Henry is protective of Sam to the point of frustration and danger. When the group enters a toy shop, Sam picks up a toy robot and starts fiddling with it. Henry immediately admonishes him for playing with the robot, reminding him that they don’t take what they don’t need. Sam is obviously angry at the public reprimand, but he obeys his brother and drops the toy. Later on, when the group gets attacked by Hunters, Henry flees with Sam at the first opportunity, leaving Joel and Ellie in a particularly shitty situation. Eventually the couples join back up and Henry apologizes for the abandonment, but he also makes it known that he’ll do it again in an instant.

Henry is not a bad guy, but he’s willing to do anything to protect Sam. If that means sacrificing new friends, he’ll sacrifice those new friends without hesitation. Sam has to survive at all costs because Sam’s life is also Henry’s life; the latter lives for the former. When Sam gets infected, Henry blames Joel briefly, but then quickly turns the gun on himself. The order of those actions is important. The anger and blame is a natural response to tragedy, but those feelings are quickly replaced by the realization that he has nothing left to live for so any revenge would be pointless. He can’t survive just to survive, so his only option is suicide.

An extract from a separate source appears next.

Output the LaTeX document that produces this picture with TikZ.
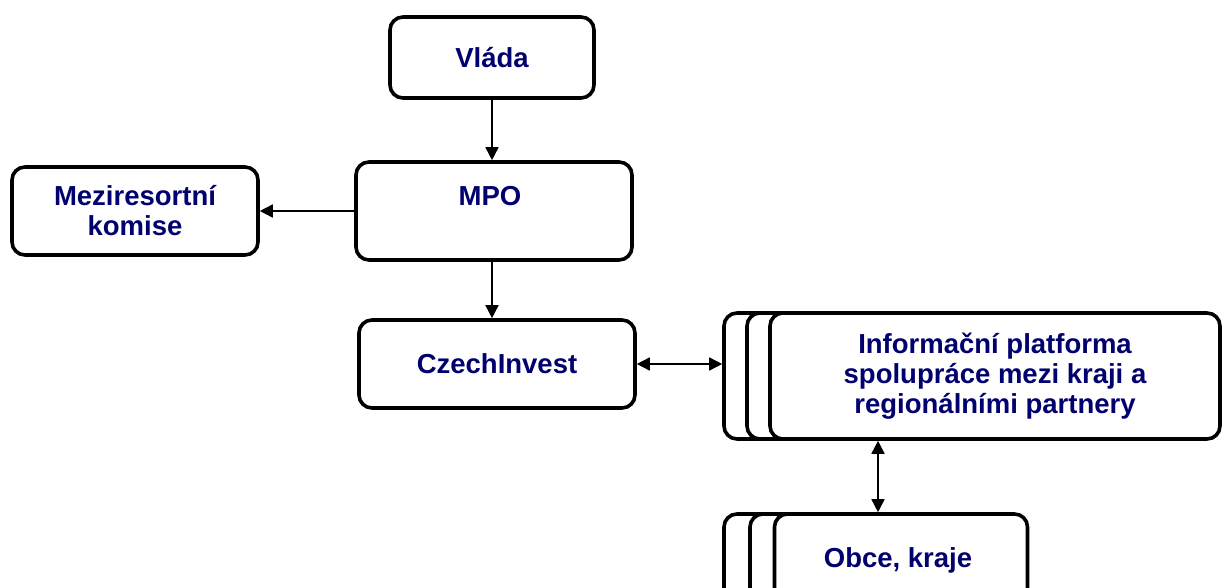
\documentclass[tikz,border=0pt]{standalone}
\usepackage{fontspec}
\setmainfont{Liberation Sans}
\usetikzlibrary{arrows.meta}
\definecolor{navy}{RGB}{0,0,110}
\tikzset{
  box/.style={draw, line width=3.6pt, rounded corners=13pt, fill=white, inner sep=0pt},
  txt/.style={text=navy, font=\fontsize{27.5}{30}\selectfont\bfseries, align=center},
  link/.style={line width=1.6pt},
}

\begin{document}
\begin{tikzpicture}[line cap=round,line join=round,>={Triangle[length=13pt,width=13pt]},x=1pt,y=-1pt]
\clip (0,0) rectangle (1224,588);
% upper chain
\node[box, txt, minimum width=204pt, minimum height=81pt] (vlada) at (492,57.5) {Vl\'ada};
\node[box, minimum width=276pt, minimum height=98pt] (mpo) at (494,211) {};
\node[txt] at (490,196) {MPO};
\node[box, txt, minimum width=246pt, minimum height=88pt] (komise) at (135,211) {Meziresortn\'i\\komise};
\node[box, txt, minimum width=276pt, minimum height=88pt] (czech) at (497,364) {CzechInvest};
% stacked boxes
\node[box, minimum width=200pt, minimum height=126pt] (info3) at (824,376) {};
\node[box, minimum width=200pt, minimum height=126pt] (info2) at (847,376) {};
\node[box, txt, minimum width=450pt, minimum height=126pt] (info) at (995,376) {Informa\v{c}n\'i platforma\\spolupr\'ace mezi kraji a\\region\'aln\'imi partnery};
\node[box, minimum width=150pt, minimum height=124pt] (obce3) at (799,576) {};
\node[box, minimum width=150pt, minimum height=124pt] (obce2) at (825,576) {};
\node[box, minimum width=253pt, minimum height=124pt] (obce) at (901,576) {};
\node[txt] at (898,560) {Obce, kraje};
% connectors
\draw[link,->] (vlada.south) -- (vlada.south |- mpo.north);
\draw[link,->] (mpo.west) -- (komise.east);
\draw[link,->] (vlada.south |- mpo.south) -- (vlada.south |- czech.north);
\draw[link,<->] (czech.east) -- (czech.east -| info3.west);
\draw[link,<->] ([xshift=-23pt]obce.north |- info.south) -- ([xshift=-23pt]obce.north);
\end{tikzpicture}
\end{document}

By the end of the game it’s clear that Joel cares more about Ellie’s life than Ellie does. She hints that she’s willing to sacrifice herself for a better world (“It can’t all be nothing.”), but Joel won’t let her do that. He’s proven himself to be an accomplished survivalist, which now means that his survival instinct is focused on Ellie rather than himself. Just as Henry was willing to sacrifice our protagonists for Sam, Joel is willing to sacrifice the world for Ellie. He’ll save her even from herself because he wants to survive.

Tommy

Tommy is a beacon of hope in an otherwise bleak game. He represents the best possible future for Joel and Ellie. He’s essentially Joel if Joel can get his shit together.

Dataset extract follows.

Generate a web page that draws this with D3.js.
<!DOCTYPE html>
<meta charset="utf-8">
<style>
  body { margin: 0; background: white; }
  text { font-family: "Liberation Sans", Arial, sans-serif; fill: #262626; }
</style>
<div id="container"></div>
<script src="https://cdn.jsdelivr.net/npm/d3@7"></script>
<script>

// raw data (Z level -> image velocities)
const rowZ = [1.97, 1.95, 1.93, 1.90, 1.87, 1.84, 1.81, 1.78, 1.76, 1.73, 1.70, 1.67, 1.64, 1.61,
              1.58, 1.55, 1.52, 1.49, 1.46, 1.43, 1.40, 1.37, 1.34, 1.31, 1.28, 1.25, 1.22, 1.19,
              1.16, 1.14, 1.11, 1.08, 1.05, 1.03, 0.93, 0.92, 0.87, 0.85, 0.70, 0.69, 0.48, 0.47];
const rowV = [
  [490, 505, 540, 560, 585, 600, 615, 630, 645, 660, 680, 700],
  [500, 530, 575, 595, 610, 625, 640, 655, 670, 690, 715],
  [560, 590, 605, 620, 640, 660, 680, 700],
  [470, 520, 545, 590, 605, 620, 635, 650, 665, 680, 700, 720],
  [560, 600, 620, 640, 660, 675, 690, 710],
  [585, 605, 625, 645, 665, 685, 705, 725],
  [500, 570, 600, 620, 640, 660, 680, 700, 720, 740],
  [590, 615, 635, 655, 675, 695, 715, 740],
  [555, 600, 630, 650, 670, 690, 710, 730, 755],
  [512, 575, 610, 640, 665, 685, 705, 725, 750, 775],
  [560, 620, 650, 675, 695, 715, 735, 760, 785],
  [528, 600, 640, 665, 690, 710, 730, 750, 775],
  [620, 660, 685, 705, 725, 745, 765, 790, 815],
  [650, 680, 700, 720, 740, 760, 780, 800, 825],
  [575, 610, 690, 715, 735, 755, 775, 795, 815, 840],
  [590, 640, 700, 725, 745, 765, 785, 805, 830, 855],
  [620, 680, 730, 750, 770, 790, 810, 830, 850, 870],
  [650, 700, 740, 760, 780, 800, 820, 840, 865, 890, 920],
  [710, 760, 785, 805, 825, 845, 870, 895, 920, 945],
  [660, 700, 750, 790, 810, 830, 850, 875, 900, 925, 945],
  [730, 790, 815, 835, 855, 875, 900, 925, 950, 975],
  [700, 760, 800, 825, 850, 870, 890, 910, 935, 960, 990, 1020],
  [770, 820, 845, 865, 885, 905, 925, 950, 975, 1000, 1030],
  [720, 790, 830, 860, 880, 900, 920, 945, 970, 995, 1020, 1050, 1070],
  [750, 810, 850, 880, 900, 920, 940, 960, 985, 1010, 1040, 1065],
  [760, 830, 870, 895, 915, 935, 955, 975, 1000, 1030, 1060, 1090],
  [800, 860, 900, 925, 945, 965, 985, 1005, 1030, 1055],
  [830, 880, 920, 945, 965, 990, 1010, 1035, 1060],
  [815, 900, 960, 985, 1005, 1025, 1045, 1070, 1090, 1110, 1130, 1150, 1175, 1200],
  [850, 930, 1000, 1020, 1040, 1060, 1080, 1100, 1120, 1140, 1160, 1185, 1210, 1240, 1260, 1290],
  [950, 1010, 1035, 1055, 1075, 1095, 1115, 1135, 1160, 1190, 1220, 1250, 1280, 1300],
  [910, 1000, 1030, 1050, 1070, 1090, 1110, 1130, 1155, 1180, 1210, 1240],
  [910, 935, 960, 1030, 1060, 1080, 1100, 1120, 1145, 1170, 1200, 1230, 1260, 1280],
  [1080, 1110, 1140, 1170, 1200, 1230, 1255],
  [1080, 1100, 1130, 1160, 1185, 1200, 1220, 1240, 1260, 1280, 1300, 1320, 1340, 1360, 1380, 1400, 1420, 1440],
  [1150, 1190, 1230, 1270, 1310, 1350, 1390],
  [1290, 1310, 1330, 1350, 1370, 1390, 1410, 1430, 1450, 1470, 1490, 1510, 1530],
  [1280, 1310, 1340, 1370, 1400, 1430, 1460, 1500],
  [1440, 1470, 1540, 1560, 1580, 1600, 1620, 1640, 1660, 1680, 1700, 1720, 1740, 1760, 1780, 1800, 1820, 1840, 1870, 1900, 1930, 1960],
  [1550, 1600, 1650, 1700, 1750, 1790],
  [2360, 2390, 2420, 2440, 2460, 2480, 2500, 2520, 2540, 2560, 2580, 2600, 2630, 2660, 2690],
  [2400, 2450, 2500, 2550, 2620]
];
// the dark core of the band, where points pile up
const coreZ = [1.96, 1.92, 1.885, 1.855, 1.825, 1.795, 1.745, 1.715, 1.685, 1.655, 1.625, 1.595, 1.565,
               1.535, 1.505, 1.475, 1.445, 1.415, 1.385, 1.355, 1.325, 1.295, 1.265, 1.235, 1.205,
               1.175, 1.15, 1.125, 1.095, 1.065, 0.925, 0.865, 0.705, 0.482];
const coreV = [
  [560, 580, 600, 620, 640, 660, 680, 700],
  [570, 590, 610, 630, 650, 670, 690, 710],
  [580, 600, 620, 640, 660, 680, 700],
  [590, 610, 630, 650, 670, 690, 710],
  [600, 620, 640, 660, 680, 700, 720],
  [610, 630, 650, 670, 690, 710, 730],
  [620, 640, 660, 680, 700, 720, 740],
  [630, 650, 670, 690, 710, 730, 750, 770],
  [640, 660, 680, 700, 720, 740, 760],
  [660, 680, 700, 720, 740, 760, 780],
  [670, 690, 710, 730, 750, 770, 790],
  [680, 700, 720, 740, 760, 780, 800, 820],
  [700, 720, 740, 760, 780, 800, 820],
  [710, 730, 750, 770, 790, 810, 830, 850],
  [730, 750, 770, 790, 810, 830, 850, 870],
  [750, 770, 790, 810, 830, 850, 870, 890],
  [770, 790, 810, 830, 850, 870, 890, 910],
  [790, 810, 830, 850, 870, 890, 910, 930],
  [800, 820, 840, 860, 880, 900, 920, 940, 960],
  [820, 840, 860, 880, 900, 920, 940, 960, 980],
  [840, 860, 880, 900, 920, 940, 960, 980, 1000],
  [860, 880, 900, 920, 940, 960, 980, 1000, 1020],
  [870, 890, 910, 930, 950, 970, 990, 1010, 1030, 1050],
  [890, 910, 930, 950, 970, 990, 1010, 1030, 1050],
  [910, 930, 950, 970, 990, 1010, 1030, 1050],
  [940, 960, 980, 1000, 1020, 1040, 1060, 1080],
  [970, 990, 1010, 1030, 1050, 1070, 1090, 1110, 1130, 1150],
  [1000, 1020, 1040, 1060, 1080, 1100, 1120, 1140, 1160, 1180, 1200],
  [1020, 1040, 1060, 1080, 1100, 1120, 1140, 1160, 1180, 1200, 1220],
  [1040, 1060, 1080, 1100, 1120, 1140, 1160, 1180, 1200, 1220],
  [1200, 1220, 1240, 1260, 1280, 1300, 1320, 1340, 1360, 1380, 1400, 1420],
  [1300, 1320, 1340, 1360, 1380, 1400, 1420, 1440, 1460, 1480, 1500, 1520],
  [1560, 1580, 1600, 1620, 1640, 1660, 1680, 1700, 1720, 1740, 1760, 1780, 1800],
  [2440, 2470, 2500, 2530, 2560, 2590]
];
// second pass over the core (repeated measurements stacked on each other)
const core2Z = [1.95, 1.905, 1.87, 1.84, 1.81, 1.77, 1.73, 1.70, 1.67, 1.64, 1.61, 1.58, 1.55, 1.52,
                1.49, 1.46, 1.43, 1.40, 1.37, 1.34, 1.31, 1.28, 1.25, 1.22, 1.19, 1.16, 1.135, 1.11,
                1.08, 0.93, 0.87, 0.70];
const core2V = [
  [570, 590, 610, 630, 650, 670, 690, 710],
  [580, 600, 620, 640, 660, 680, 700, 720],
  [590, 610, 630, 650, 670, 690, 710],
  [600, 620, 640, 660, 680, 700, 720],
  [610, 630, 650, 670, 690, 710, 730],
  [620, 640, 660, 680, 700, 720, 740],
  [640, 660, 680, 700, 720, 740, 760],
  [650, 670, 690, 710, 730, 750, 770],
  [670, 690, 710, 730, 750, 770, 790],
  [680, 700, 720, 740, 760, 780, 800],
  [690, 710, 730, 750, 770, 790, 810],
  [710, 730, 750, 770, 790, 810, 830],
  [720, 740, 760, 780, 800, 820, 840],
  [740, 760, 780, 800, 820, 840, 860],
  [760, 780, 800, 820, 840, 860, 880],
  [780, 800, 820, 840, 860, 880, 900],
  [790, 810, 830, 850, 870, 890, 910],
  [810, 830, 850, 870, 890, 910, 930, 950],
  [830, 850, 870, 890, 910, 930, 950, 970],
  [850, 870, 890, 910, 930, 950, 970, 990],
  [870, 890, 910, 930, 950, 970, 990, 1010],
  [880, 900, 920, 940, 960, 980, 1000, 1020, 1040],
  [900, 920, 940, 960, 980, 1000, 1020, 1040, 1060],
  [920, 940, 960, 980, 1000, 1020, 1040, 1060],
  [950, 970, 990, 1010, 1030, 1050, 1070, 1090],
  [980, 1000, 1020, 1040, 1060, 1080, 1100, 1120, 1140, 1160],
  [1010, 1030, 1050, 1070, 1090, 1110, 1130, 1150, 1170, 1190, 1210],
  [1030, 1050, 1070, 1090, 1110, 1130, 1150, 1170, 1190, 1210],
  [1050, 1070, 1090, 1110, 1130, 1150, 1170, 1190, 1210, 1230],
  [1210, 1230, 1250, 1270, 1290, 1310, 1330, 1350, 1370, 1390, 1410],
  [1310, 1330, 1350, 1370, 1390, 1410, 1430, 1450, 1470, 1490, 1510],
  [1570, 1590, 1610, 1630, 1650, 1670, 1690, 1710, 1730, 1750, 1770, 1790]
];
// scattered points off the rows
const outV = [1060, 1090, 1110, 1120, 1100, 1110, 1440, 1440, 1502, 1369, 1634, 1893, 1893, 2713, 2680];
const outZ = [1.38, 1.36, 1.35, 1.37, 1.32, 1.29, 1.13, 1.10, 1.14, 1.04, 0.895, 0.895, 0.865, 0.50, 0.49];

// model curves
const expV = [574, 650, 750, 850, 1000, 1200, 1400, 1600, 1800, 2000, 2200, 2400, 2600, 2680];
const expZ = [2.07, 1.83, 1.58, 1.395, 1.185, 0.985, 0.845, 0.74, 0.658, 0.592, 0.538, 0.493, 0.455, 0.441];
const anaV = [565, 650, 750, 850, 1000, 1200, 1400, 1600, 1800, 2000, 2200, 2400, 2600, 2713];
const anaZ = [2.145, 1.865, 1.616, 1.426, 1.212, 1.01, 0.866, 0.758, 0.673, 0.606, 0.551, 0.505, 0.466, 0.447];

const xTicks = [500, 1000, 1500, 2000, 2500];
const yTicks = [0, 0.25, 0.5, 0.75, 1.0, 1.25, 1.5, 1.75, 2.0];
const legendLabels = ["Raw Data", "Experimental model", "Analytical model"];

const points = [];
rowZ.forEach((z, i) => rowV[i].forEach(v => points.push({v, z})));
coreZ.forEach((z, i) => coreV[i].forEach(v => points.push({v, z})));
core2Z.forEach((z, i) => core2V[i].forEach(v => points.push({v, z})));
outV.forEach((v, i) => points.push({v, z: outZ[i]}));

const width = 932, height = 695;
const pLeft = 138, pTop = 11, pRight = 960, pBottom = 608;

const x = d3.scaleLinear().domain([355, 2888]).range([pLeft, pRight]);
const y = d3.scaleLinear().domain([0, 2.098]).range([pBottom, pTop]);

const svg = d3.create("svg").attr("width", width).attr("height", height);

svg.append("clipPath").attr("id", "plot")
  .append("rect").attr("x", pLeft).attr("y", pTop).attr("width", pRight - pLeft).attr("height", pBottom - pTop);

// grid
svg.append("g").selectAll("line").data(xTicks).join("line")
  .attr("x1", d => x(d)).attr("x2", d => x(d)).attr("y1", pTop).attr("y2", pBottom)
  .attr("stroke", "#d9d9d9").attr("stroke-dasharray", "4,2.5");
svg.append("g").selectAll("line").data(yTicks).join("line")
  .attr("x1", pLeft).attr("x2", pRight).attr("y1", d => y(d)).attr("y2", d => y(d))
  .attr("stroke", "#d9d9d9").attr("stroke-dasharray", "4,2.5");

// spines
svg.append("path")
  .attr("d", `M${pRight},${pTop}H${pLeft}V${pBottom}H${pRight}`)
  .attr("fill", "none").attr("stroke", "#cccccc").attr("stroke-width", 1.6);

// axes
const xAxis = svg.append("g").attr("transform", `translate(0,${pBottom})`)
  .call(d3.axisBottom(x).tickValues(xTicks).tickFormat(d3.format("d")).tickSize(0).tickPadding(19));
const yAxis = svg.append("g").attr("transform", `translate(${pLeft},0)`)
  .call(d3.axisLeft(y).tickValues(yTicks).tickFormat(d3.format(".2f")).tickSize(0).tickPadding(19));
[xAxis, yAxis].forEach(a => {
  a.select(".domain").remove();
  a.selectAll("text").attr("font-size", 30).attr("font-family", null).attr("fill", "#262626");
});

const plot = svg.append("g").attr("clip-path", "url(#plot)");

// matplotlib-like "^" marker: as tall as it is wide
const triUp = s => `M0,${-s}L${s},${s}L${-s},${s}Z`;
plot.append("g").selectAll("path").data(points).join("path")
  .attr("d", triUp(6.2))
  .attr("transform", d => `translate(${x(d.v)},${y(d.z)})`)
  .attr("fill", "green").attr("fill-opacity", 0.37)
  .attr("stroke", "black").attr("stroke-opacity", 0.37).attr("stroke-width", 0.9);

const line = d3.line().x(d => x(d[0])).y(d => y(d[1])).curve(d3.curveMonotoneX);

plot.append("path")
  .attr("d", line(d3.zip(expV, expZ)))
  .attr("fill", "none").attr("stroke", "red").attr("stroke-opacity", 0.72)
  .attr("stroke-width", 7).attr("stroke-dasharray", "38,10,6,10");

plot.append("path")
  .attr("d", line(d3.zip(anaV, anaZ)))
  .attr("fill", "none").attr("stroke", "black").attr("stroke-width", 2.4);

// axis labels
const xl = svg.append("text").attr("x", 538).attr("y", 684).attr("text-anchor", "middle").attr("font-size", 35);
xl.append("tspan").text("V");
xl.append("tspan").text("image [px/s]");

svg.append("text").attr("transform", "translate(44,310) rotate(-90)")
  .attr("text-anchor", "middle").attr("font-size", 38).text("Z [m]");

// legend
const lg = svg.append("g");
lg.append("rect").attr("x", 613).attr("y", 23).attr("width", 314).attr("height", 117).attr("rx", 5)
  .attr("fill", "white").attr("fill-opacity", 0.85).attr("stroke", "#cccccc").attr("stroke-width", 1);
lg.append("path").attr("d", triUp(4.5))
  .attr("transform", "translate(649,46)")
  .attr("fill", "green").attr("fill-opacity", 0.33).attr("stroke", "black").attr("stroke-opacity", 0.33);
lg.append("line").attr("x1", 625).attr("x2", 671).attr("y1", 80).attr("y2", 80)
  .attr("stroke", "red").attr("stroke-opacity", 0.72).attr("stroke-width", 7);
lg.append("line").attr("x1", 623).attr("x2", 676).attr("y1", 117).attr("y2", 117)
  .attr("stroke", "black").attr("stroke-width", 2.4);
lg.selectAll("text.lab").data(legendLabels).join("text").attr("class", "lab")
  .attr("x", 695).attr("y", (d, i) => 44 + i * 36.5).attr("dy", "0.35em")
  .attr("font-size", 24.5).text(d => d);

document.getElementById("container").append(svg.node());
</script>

We don’t spend much time with Tommy, but we’re told a lot about him. We know he lived with Joel in Boston until he got tired of the military’s martial law and joined the Fireflies. Eventually he became disillusioned with the Fireflies and split from them as well. This coming and going suggests that Tommy felt lost. Like Joel, he had no reason to live, but unlike Joel, he wanted to find a reason. (Interestingly, it seems that the Fireflies couldn’t convert either brother to their side.) Eventually, Tommy establishes a community around an abandoned hydroelectric power plant and marries a woman named Maria. Together, they serve as leaders of this relatively peaceful community

On the Moving Pixels podcast, I complained that the bandit attack on the power plant was an irritating moment of combat intruding on the story. We haven’t shot anyone for a while, so let’s have bandits attack just as Joel arrives. Since then, I’ve reconsidered the timing of this event, and I now see it as an important display of Tommy’s leadership skills. He’s clearly able to defend his community, and he does so without having to resort to martial law, cannibalism, or some other form of self-destructive defense. He’s the ultimate symbol of hope in this world, a man who has managed to survive and remain morally good. The fact that he was once just as lost as Joel gives us hope that Joel can change as well.

After Joel and Ellie leave Tommy’s camp, they’re ready to take on world, and we’re ready to see them play out these arcs for themselves. The ultimate tragedy of The Last of Us is that Joel doesn’t become Tommy: His decision to save Ellie and lie to her about it has more to do with protecting his own happiness than it does with protecting her life. But for as sad as the ending is in that it threatens to break apart this couple that we’ve worked so hard to keep together, the fact that they’re going back to live in Tommy’s camp still gives us hope. Even if Ellie ends up hating Joel and even if Joel never changes into a better person, at least their personal dramas won’t play out in the wasteland of America but rather in a relatively safe domestic setting. For as much as we might fear for their happiness, at least we don’t fear for their lives.

Joel can still change. He’s proven time and time again that he won’t, but he can. In that way, his character arc reflects the larger theme of the The Last of Us: looking for hope in hopeless world.